DO THIS: Reproduce exactly the lines from the top of the records below through the line holding "clutch_lo = [4.09, 4.49, 4.89, 4.75, 4.52, 4.81, 3.93, 3.57]".

►

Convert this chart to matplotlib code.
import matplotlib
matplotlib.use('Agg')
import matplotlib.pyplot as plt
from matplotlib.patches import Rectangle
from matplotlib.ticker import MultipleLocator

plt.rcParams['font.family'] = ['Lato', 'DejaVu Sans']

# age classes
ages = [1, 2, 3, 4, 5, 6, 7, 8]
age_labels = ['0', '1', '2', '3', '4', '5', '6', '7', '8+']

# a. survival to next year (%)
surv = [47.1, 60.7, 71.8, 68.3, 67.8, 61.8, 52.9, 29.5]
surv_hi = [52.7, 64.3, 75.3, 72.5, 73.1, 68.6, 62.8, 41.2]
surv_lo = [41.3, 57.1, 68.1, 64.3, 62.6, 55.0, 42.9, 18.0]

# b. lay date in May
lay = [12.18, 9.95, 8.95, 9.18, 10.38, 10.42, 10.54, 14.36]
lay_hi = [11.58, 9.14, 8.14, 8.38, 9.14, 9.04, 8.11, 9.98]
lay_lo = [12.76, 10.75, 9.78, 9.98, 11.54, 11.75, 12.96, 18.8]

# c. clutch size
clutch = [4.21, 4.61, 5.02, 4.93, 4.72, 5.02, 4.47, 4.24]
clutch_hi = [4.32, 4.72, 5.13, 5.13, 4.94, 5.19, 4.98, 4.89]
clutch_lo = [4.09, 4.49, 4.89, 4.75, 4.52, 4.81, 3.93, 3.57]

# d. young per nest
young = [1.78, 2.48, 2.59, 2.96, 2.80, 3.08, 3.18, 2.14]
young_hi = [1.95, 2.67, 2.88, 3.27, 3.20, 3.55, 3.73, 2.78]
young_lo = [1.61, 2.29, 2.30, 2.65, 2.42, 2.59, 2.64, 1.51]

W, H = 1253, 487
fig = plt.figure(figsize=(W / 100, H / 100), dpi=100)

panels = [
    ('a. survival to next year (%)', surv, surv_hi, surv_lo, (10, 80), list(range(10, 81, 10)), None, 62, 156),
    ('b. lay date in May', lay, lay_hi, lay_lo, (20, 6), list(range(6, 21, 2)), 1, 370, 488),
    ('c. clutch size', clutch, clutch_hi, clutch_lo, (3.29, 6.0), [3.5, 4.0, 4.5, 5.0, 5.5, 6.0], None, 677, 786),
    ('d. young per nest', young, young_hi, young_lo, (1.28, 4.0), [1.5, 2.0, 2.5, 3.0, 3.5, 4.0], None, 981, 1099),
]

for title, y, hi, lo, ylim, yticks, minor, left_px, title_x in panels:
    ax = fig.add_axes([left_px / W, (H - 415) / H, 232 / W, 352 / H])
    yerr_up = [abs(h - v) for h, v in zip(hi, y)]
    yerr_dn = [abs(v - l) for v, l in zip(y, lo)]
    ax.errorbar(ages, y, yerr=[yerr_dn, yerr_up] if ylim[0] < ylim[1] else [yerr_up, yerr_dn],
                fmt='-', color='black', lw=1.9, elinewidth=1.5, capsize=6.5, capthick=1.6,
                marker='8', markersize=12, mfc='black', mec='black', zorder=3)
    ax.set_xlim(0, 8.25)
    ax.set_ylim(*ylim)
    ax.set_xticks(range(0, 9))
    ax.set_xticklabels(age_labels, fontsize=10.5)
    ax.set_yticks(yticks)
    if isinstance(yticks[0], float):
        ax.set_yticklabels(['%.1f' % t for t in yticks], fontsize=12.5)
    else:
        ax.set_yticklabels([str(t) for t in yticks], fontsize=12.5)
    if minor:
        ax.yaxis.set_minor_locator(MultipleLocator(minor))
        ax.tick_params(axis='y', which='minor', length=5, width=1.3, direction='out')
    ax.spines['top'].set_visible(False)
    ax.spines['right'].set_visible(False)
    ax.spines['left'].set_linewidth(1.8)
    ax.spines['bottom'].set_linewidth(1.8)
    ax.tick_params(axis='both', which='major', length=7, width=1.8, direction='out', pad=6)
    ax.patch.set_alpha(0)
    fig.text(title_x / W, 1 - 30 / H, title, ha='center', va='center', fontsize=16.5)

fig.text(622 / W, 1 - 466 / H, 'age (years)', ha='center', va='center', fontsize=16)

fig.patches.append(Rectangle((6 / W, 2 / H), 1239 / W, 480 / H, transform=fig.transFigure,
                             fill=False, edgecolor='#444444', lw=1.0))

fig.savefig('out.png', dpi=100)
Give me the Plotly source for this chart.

◄

THE SOLUTION:
Convert this chart to matplotlib code.
import matplotlib
matplotlib.use('Agg')
import matplotlib.pyplot as plt
from matplotlib.patches import Rectangle
from matplotlib.ticker import MultipleLocator

plt.rcParams['font.family'] = ['Lato', 'DejaVu Sans']

# age classes
ages = [1, 2, 3, 4, 5, 6, 7, 8]
age_labels = ['0', '1', '2', '3', '4', '5', '6', '7', '8+']

# a. survival to next year (%)
surv = [47.1, 60.7, 71.8, 68.3, 67.8, 61.8, 52.9, 29.5]
surv_hi = [52.7, 64.3, 75.3, 72.5, 73.1, 68.6, 62.8, 41.2]
surv_lo = [41.3, 57.1, 68.1, 64.3, 62.6, 55.0, 42.9, 18.0]

# b. lay date in May
lay = [12.18, 9.95, 8.95, 9.18, 10.38, 10.42, 10.54, 14.36]
lay_hi = [11.58, 9.14, 8.14, 8.38, 9.14, 9.04, 8.11, 9.98]
lay_lo = [12.76, 10.75, 9.78, 9.98, 11.54, 11.75, 12.96, 18.8]

# c. clutch size
clutch = [4.21, 4.61, 5.02, 4.93, 4.72, 5.02, 4.47, 4.24]
clutch_hi = [4.32, 4.72, 5.13, 5.13, 4.94, 5.19, 4.98, 4.89]
clutch_lo = [4.09, 4.49, 4.89, 4.75, 4.52, 4.81, 3.93, 3.57]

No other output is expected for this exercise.